● **Exercise directions**
Leave the pictures out, and retype all of the material exactly as written.

☆ ☆ ☆ ☆

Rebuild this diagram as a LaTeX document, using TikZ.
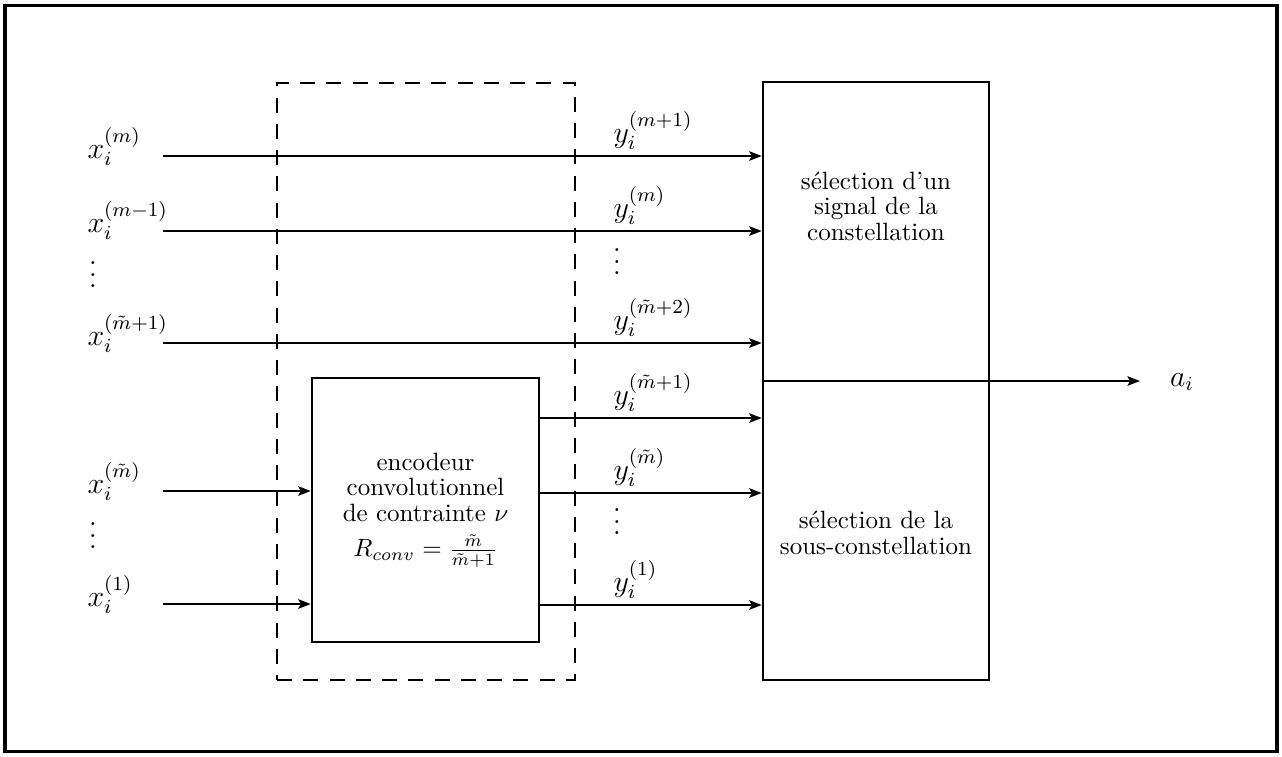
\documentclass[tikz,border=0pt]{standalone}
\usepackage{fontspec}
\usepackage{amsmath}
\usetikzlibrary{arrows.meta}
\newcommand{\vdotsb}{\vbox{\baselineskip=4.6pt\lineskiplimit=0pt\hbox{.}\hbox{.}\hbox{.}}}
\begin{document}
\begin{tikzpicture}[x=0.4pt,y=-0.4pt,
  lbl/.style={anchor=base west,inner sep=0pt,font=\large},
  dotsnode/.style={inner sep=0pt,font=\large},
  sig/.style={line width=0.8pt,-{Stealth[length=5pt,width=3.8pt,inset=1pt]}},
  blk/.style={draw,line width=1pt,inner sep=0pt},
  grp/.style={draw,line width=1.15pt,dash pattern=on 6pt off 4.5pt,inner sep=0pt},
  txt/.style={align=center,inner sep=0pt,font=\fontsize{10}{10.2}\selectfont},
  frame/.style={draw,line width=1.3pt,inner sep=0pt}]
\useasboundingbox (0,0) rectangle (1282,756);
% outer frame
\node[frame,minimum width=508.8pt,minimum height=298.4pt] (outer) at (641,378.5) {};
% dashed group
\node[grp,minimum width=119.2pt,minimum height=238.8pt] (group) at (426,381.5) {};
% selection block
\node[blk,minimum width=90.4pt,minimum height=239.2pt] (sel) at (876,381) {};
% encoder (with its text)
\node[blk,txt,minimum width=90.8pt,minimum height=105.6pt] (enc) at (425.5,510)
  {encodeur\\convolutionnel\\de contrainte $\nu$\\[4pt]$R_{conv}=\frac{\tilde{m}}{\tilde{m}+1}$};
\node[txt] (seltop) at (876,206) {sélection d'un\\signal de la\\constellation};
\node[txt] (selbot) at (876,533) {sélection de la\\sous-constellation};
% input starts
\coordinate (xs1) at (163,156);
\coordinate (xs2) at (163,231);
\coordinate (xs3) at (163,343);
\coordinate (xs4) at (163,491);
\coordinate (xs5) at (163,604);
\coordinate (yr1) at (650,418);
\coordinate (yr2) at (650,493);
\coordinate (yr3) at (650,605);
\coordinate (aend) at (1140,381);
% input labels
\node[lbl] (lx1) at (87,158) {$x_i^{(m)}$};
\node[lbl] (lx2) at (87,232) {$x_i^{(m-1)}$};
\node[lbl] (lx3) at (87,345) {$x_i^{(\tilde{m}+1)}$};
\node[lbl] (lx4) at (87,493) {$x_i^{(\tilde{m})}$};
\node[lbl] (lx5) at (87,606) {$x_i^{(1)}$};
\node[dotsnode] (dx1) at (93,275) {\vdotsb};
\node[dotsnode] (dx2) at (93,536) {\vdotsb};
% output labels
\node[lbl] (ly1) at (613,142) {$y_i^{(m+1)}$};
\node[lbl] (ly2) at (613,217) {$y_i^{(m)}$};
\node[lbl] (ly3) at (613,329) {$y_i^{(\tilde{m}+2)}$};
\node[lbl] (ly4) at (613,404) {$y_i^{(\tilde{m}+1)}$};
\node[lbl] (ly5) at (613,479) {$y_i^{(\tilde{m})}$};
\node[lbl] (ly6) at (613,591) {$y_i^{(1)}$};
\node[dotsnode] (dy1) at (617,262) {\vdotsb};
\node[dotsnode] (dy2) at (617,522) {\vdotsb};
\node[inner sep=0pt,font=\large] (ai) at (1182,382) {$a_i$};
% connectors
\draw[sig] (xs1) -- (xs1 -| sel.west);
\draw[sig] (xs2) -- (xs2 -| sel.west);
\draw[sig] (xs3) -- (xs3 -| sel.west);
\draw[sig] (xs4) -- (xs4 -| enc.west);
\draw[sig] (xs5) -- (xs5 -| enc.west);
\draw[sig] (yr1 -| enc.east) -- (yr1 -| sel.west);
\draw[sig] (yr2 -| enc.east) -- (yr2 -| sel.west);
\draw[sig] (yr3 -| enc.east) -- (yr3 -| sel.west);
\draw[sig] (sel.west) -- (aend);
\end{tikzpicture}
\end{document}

☆ ☆ ☆ ☆

● **Full response**
Rebuild this diagram as a LaTeX document, using TikZ.
\documentclass[tikz,border=0pt]{standalone}
\usepackage{fontspec}
\usepackage{amsmath}
\usetikzlibrary{arrows.meta}
\newcommand{\vdotsb}{\vbox{\baselineskip=4.6pt\lineskiplimit=0pt\hbox{.}\hbox{.}\hbox{.}}}
\begin{document}
\begin{tikzpicture}[x=0.4pt,y=-0.4pt,
  lbl/.style={anchor=base west,inner sep=0pt,font=\large},
  dotsnode/.style={inner sep=0pt,font=\large},
  sig/.style={line width=0.8pt,-{Stealth[length=5pt,width=3.8pt,inset=1pt]}},
  blk/.style={draw,line width=1pt,inner sep=0pt},
  grp/.style={draw,line width=1.15pt,dash pattern=on 6pt off 4.5pt,inner sep=0pt},
  txt/.style={align=center,inner sep=0pt,font=\fontsize{10}{10.2}\selectfont},
  frame/.style={draw,line width=1.3pt,inner sep=0pt}]
\useasboundingbox (0,0) rectangle (1282,756);
% outer frame
\node[frame,minimum width=508.8pt,minimum height=298.4pt] (outer) at (641,378.5) {};
% dashed group
\node[grp,minimum width=119.2pt,minimum height=238.8pt] (group) at (426,381.5) {};
% selection block
\node[blk,minimum width=90.4pt,minimum height=239.2pt] (sel) at (876,381) {};
% encoder (with its text)
\node[blk,txt,minimum width=90.8pt,minimum height=105.6pt] (enc) at (425.5,510)
  {encodeur\\convolutionnel\\de contrainte $\nu$\\[4pt]$R_{conv}=\frac{\tilde{m}}{\tilde{m}+1}$};
\node[txt] (seltop) at (876,206) {sélection d'un\\signal de la\\constellation};
\node[txt] (selbot) at (876,533) {sélection de la\\sous-constellation};
% input starts
\coordinate (xs1) at (163,156);
\coordinate (xs2) at (163,231);
\coordinate (xs3) at (163,343);
\coordinate (xs4) at (163,491);
\coordinate (xs5) at (163,604);
\coordinate (yr1) at (650,418);
\coordinate (yr2) at (650,493);
\coordinate (yr3) at (650,605);
\coordinate (aend) at (1140,381);
% input labels
\node[lbl] (lx1) at (87,158) {$x_i^{(m)}$};
\node[lbl] (lx2) at (87,232) {$x_i^{(m-1)}$};
\node[lbl] (lx3) at (87,345) {$x_i^{(\tilde{m}+1)}$};
\node[lbl] (lx4) at (87,493) {$x_i^{(\tilde{m})}$};
\node[lbl] (lx5) at (87,606) {$x_i^{(1)}$};
\node[dotsnode] (dx1) at (93,275) {\vdotsb};
\node[dotsnode] (dx2) at (93,536) {\vdotsb};
% output labels
\node[lbl] (ly1) at (613,142) {$y_i^{(m+1)}$};
\node[lbl] (ly2) at (613,217) {$y_i^{(m)}$};
\node[lbl] (ly3) at (613,329) {$y_i^{(\tilde{m}+2)}$};
\node[lbl] (ly4) at (613,404) {$y_i^{(\tilde{m}+1)}$};
\node[lbl] (ly5) at (613,479) {$y_i^{(\tilde{m})}$};
\node[lbl] (ly6) at (613,591) {$y_i^{(1)}$};
\node[dotsnode] (dy1) at (617,262) {\vdotsb};
\node[dotsnode] (dy2) at (617,522) {\vdotsb};
\node[inner sep=0pt,font=\large] (ai) at (1182,382) {$a_i$};
% connectors
\draw[sig] (xs1) -- (xs1 -| sel.west);
\draw[sig] (xs2) -- (xs2 -| sel.west);
\draw[sig] (xs3) -- (xs3 -| sel.west);
\draw[sig] (xs4) -- (xs4 -| enc.west);
\draw[sig] (xs5) -- (xs5 -| enc.west);
\draw[sig] (yr1 -| enc.east) -- (yr1 -| sel.west);
\draw[sig] (yr2 -| enc.east) -- (yr2 -| sel.west);
\draw[sig] (yr3 -| enc.east) -- (yr3 -| sel.west);
\draw[sig] (sel.west) -- (aend);
\end{tikzpicture}
\end{document}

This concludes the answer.